While potentially carrying higher interest rates than secured asset finance due to the increased risk for lenders, Unsecured Business Loans offer speed and flexibility that can be invaluable for specific business vehicle financing needs. They empower businesses to make timely vehicle acquisitions without the complexities of secured lending.
Choosing the Right Business Vehicle Financing
Selecting the optimal business vehicle financing solution requires careful consideration of several factors:
- Business Needs & Vehicle Usage: How will the vehicle be used? What type of vehicle is required? How long will it be needed for?
- Cash Flow: Can the business comfortably manage the monthly payments? Is preserving upfront capital a priority?
- Ownership Preference: Is owning the vehicle at the end of the term important, or is access to a regularly updated fleet more critical?
- Tax Implications: How will different financing options affect the business’s tax position? (Consult a tax professional).
- Total Cost of Finance: Compare interest rates, fees, term lengths, and any residual or balloon payments across different offers.

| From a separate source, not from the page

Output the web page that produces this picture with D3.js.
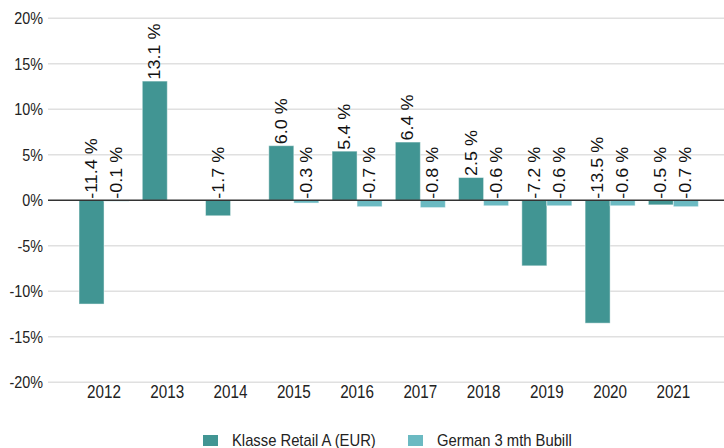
<!DOCTYPE html>
<html>
<head>
<meta charset="utf-8">
<script src="https://cdnjs.cloudflare.com/ajax/libs/d3/7.8.5/d3.min.js"></script>
<style>
  body { margin: 0; background: #fff; }
  svg { display: block; font-family: "Liberation Sans", Arial, sans-serif; }
  .grid line { stroke: #e0e0e0; stroke-width: 1.5; }
  .tick text { fill: #222; }
</style>
</head>
<body>
<script>
// data
const years = ['2012', '2013', '2014', '2015', '2016', '2017', '2018', '2019', '2020', '2021'];
const fund = [-11.4, 13.1, -1.7, 6.0, 5.4, 6.4, 2.5, -7.2, -13.5, -0.5];
const bubill = [-0.1, null, null, -0.3, -0.7, -0.8, -0.6, -0.6, -0.6, -0.7];
const seriesNames = ['Klasse Retail A (EUR)', 'German 3 mth Bubill'];
const yTicks = [-20, -15, -10, -5, 0, 5, 10, 15, 20];

const colors = ['#419593', '#6bbac2'];
const width = 724, height = 448;
const squeeze = 'scale(0.87, 1)'; // text in the reference is horizontally narrowed

const svg = d3.select('body')
    .append('svg')
    .attr('width', width)
    .attr('height', height);

const x = d3.scaleBand().domain(years).range([72.4, 705]);
const y = d3.scaleLinear().domain([-20, 20]).range([382.3, 18.3]);
const barW = 25;

// gridlines
svg.append('g')
    .attr('class', 'grid')
    .selectAll('line')
    .data(yTicks.filter(d => d !== 0))
    .enter()
    .append('line')
    .attr('x1', 48)
    .attr('x2', width)
    .attr('y1', d => y(d))
    .attr('y2', d => y(d));

// y axis labels
let yAxis = svg.append('g').attr('transform', 'translate(43, 0)');
yAxis.call(d3.axisLeft(y).tickValues(yTicks).tickSize(0).tickPadding(0).tickFormat(d => d + '%'));
yAxis.select('.domain').remove();
yAxis.selectAll('text').attr('font-size', 16.5).attr('font-family', null).attr('transform', squeeze);

// x axis labels
let xAxis = svg.append('g').attr('transform', 'translate(0, 383)');
xAxis.call(d3.axisBottom(x).tickSize(0).tickPadding(3));
xAxis.select('.domain').remove();
xAxis.selectAll('text').attr('font-size', 17.5).attr('font-family', null).attr('transform', squeeze);

// bars
const series = [fund, bubill];
series.forEach((vals, s) => {
    const data = years.map((yr, i) => ({ yr: yr, v: vals[i] })).filter(d => d.v !== null);
    const bx = d => x(d.yr) + x.bandwidth() / 2 - barW + s * barW;
    svg.append('g')
        .selectAll('rect')
        .data(data)
        .enter()
        .append('rect')
        .attr('x', bx)
        .attr('y', d => y(Math.max(0, d.v)))
        .attr('width', barW)
        .attr('height', d => Math.abs(y(d.v) - y(0)))
        .attr('fill', colors[s])
        .attr('stroke', 'rgba(255,255,255,0.45)')
        .attr('stroke-width', 1);

    svg.append('g')
        .selectAll('text')
        .data(data)
        .enter()
        .append('text')
        .attr('transform', d => `translate(${bx(d) + barW / 2}, ${y(Math.max(0, d.v)) - 1.5}) ${squeeze} rotate(-90)`)
        .attr('dy', '0.35em')
        .attr('font-size', 18)
        .attr('fill', '#111')
        .text(d => d.v.toFixed(1) + ' %');
});

// zero line
svg.append('line')
    .attr('x1', 48)
    .attr('x2', width)
    .attr('y1', y(0))
    .attr('y2', y(0))
    .attr('stroke', '#333')
    .attr('stroke-width', 1.5);

// legend
const legendX = [203, 408];
const legend = svg.append('g')
    .selectAll('g')
    .data(seriesNames)
    .enter()
    .append('g')
    .attr('transform', (d, i) => `translate(${legendX[i]}, 435)`);

legend.append('rect')
    .attr('width', 15)
    .attr('height', 11)
    .attr('fill', (d, i) => colors[i]);

legend.append('text')
    .attr('transform', `translate(29, 11) ${squeeze}`)
    .attr('font-size', 17)
    .attr('fill', '#222')
    .text(d => d);
</script>
</body>
</html>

- Flexibility: Consider options for early settlement, upgrades, or changes to the agreement if business needs evolve.
Driving Your Business Forward Strategically
Effective business vehicle financing is more than just acquiring a vehicle; it’s a strategic financial decision that can significantly impact your company’s operational capability, financial health, and growth trajectory. Whether it’s the capital preservation and convenience of leasing solutions accessed via NH Finance’s Equipment Finance brokerage, or the speed and flexibility of our Unsecured Business Loans for outright purchases or related expenses, exploring these avenues can empower your business.
By understanding the different types of business vehicle financing available and carefully assessing your specific needs, South African businesses can ensure their fleets are an asset that drives them towards success, rather than a drain on valuable resources.